In previous eras, fortunes have been made in Africa through gold, diamonds and oil. Today, the smart money is on telecommunications, as Alan Swaby learns in discussion with BT South Africa.
It’s not surprising that one multinational executive in charge of IT told his contact at BT that he would simply like to hand over the keys to his IT shop and let someone else run it. Maybe such an admission is rare; but it’s unlikely to be the first time those sentiments have been expressed. The whole subject is getting just too complicated for mere mortals to comprehend!
If you share those feelings when viewed from a European perspective, imagine what it must seem like when your area of responsibility is Africa: 53 different countries with telecoms systems born out of differing colonial pasts, with differing levels of development—not to mention standards of reliability.
Faced with this kind of technical challenge, how do the global giants of this world pull all their network offices together in order to run their business efficiently? One way is to hand the keys over to BT. From its sub-Saharan headquarters in Johannesburg, BT South Africa has been helping multinational and regionally operating groups make sense of their communications since 1992.
“Our presence here,” says regional general manager Keith Matthews, “stemmed from our interests as a wholesale supplier of voice minutes, utilising investments in subsea cables connecting regional telcos. But the business you see today is a result of how BT evolved when all the multinational clients were consolidated into BT Global Services.”

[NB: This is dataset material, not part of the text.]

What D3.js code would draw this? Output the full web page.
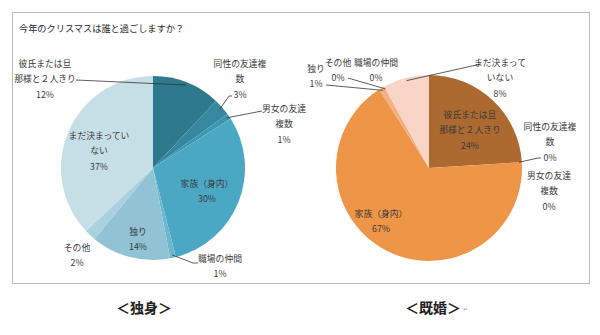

Since privatising the market in South Africa, the once monopolistic supplier of fixed telephone services still remains dominant but faces a threat from over 400 licence holders who, to some degree or other, provide competition. BT has no intention of playing in that particular scrum: instead, it focuses its attention on a relatively small number of South African companies with global or at least some regional aspirations and provides them with networked IT services. Whether clients want voice or data, or work on digital or analogue networks, BT uses its registered entities in 32 of the 53 African countries to cross literal and technological borders in the quest to help customers get the most out of their information and communications technology.
Seven years ago, the workforce amounted to just 10 people; today, there are 120 communications professionals designing and managing customised networks for more than 300 blue-chip customers in the region, including such giants as Anglo American, Unilever, Thomson Reuters and Sasol.
The question is often asked how BT offers value when it doesn’t own the networks on which it works. The reason is the £789 million invested by the group in R&D. “There are countless technology companies,” says Matthews, “but they tend to focus on the far horizon. BT, on the other hand, offers systems that work now. We sell to clients the same equipment and systems we use ourselves.”
The telecommunications business is not for the faint hearted; but as the original privatised utility company, BT has long passed through the phase many of its competitors and clients are currently facing. It has the experience and the systems that stand it in good stead compared with emerging rival companies.
In order to satisfy specific needs, many enterprises want access to a wide range of outsourcing options but research has shown that they often find managing multiple vendors to be problematic. On the other hand, a single supplier offers convenience and straightforward governance. Consequently, BT has put considerable effort into combining the multiplicity of services needed to run networks and offers itself as a single source supplier, handling everything from hardware acquisition to managing and maintaining the constituent parts of the network and peripheral services.
The other side of BT’s business consists of providing expertise to national operators to improve their retail and domestic market offerings to their respective citizens. For a quarter of a century, BT has helped develop the African telecoms market with around 90 per cent of operators conducting their business through BT. In 2008 some 561 million minutes of voice traffic in Africa were carried using BT’s infrastructure.
It is forecast that by 2012, from a total population of 922 million, the total number of mobile and fixed line subscribers in Africa will reach 443 million—90 per cent of which will be mobiles. It’s also estimated that the infrastructure market will be worth US$106 billion by that time. Currently, enormous effort is going into laying new subsea cables linking the African continent to both East and West.
Some fear that this development will lead to a glut of bandwidth in Africa; but BT sees it as a chance to open new doors. “For example,” says Matthews, “BT’s Global Media Network is specifically designed to handle digital images in real time. It means a film can be shot in Africa and edited almost simultaneously in Hollywood. Already South Africa has a growing film industry and this could be replicated anywhere.”
BT knows that where good communications go, so too will the multinationals follow. With the limited number of global ICT providers, it will be organic growth rather than acquisition that enables BT to continue growing. As such, the ability to introduce and extend services such as the Global Voice Platform is key for future performance.
Closer to headquarters, the future is also looking bright. It’s been estimated that while IT growth in the rest of the world will be around four per cent, the figure in South Africa could be 11 per cent. As such, BT is ideally placed to capitalise on this potential; but to operate effectively in South Africa, it’s necessary to meet the government’s Broad-Based Black Economic Empowerment (BBBEE) goals. In Sekunjalo Investments, BT has a local partner generally considered to be among the most successful and progressive of all black owned groups. Through the 30 per cent holding Sekunjalo has in BT’s South African business, BT plays its part in broadening wealth creation opportunities among the black population.